>>>>>

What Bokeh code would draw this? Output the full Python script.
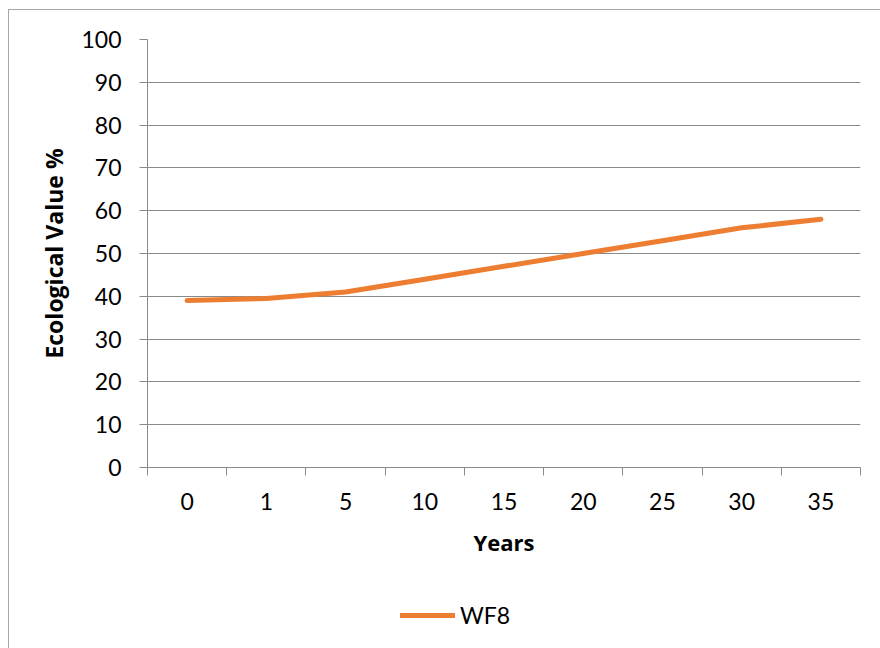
from bokeh.plotting import figure
from bokeh.layouts import column
from bokeh.models import (Range1d, FixedTicker, Legend, LegendItem,
                          ColumnDataSource)
from bokeh.embed import file_html
from bokeh.resources import INLINE

# Data
years = ["0", "1", "5", "10", "15", "20", "25", "30", "35"]
wf8 = [39, 39.5, 41, 44, 47, 50, 53, 56, 58]
y_ticks = list(range(0, 101, 10))
series_name = "WF8"

TICK_FONT = "Lato"
LABEL_FONT = "Open Sans"
GRID = "#8a8a8a"
ORANGE = "#ED7D31"
LINE_STYLE = dict(line_color=ORANGE, line_width=5, line_cap="round", line_join="round")

# categories sit in the middle of unit-wide slots; tick marks go on slot edges
x_pos = [i + 0.5 for i in range(len(years))]
slot_edges = list(range(len(years) + 1))
src = ColumnDataSource(dict(x=x_pos, y=wf8))

p = figure(width=871, height=570, output_backend="svg", toolbar_location=None,
           x_range=Range1d(0, len(years)), y_range=Range1d(0, 100),
           min_border_left=138, min_border_right=20,
           min_border_top=29, min_border_bottom=113)
p.outline_line_color = None
p.background_fill_color = "white"
p.border_fill_color = "white"

p.line("x", "y", source=src, **LINE_STYLE)

# x axis
xa = p.xaxis[0]
xa.ticker = FixedTicker(ticks=x_pos, minor_ticks=slot_edges)
xa.major_label_overrides = {x: lab for x, lab in zip(x_pos, years)}
xa.major_tick_out = 0
xa.major_tick_in = 0
xa.minor_tick_out = 8
xa.minor_tick_in = 0
xa.minor_tick_line_color = GRID
xa.axis_line_color = GRID
xa.major_label_text_font = TICK_FONT
xa.major_label_text_font_size = "23px"
xa.major_label_text_color = "black"
xa.major_label_standoff = 17
xa.axis_label = "Years"
xa.axis_label_text_font = LABEL_FONT
xa.axis_label_text_font_size = "22px"
xa.axis_label_text_font_style = "bold"
xa.axis_label_text_color = "black"
xa.axis_label_standoff = 14

# y axis
ya = p.yaxis[0]
ya.ticker = FixedTicker(ticks=y_ticks, minor_ticks=[])
ya.major_tick_out = 8
ya.major_tick_in = 0
ya.major_tick_line_color = GRID
ya.axis_line_color = GRID
ya.major_label_text_font = TICK_FONT
ya.major_label_text_font_size = "23px"
ya.major_label_text_color = "black"
ya.major_label_standoff = 18
ya.axis_label = "Ecological Value %"
ya.axis_label_text_font = LABEL_FONT
ya.axis_label_text_font_size = "23px"
ya.axis_label_text_font_style = "bold"
ya.axis_label_text_color = "black"
ya.axis_label_standoff = 8

p.xgrid.visible = False
p.ygrid.grid_line_color = GRID
p.ygrid.grid_line_width = 1

# legend strip under the chart; its key line holds a single empty (NaN) point
key = figure(width=871, height=68, output_backend="svg", toolbar_location=None,
             x_axis_location=None, y_axis_location=None,
             min_border=0, min_border_left=0, min_border_right=0,
             min_border_top=0, min_border_bottom=0)
key.outline_line_color = None
key.grid.visible = False
key_line = key.line(x=[float("nan")], y=[float("nan")], **LINE_STYLE)
legend = Legend(items=[LegendItem(label=series_name, renderers=[key_line])],
                location=(253, 19), orientation="horizontal",
                border_line_color=None, background_fill_alpha=0,
                glyph_width=55, glyph_height=28, label_standoff=5,
                padding=0, margin=0, spacing=0,
                label_text_font=TICK_FONT, label_text_font_size="23px",
                label_text_color="black")
key.add_layout(legend)

page = column(p, key, spacing=0)
page.margin = (9, 0, 0, 8)
page.styles = {"border-left": "1px solid #a6a6a6", "border-top": "1px solid #a6a6a6"}

open("out.html", "w").write(file_html(page, INLINE))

<<<<<

Omitting all pictures, restate exactly the lines of the material from its start through the line that contains "xa.axis_label_standoff = 14".

Exercise response:
What Bokeh code would draw this? Output the full Python script.
from bokeh.plotting import figure
from bokeh.layouts import column
from bokeh.models import (Range1d, FixedTicker, Legend, LegendItem,
                          ColumnDataSource)
from bokeh.embed import file_html
from bokeh.resources import INLINE

# Data
years = ["0", "1", "5", "10", "15", "20", "25", "30", "35"]
wf8 = [39, 39.5, 41, 44, 47, 50, 53, 56, 58]
y_ticks = list(range(0, 101, 10))
series_name = "WF8"

TICK_FONT = "Lato"
LABEL_FONT = "Open Sans"
GRID = "#8a8a8a"
ORANGE = "#ED7D31"
LINE_STYLE = dict(line_color=ORANGE, line_width=5, line_cap="round", line_join="round")

# categories sit in the middle of unit-wide slots; tick marks go on slot edges
x_pos = [i + 0.5 for i in range(len(years))]
slot_edges = list(range(len(years) + 1))
src = ColumnDataSource(dict(x=x_pos, y=wf8))

p = figure(width=871, height=570, output_backend="svg", toolbar_location=None,
           x_range=Range1d(0, len(years)), y_range=Range1d(0, 100),
           min_border_left=138, min_border_right=20,
           min_border_top=29, min_border_bottom=113)
p.outline_line_color = None
p.background_fill_color = "white"
p.border_fill_color = "white"

p.line("x", "y", source=src, **LINE_STYLE)

# x axis
xa = p.xaxis[0]
xa.ticker = FixedTicker(ticks=x_pos, minor_ticks=slot_edges)
xa.major_label_overrides = {x: lab for x, lab in zip(x_pos, years)}
xa.major_tick_out = 0
xa.major_tick_in = 0
xa.minor_tick_out = 8
xa.minor_tick_in = 0
xa.minor_tick_line_color = GRID
xa.axis_line_color = GRID
xa.major_label_text_font = TICK_FONT
xa.major_label_text_font_size = "23px"
xa.major_label_text_color = "black"
xa.major_label_standoff = 17
xa.axis_label = "Years"
xa.axis_label_text_font = LABEL_FONT
xa.axis_label_text_font_size = "22px"
xa.axis_label_text_font_style = "bold"
xa.axis_label_text_color = "black"
xa.axis_label_standoff = 14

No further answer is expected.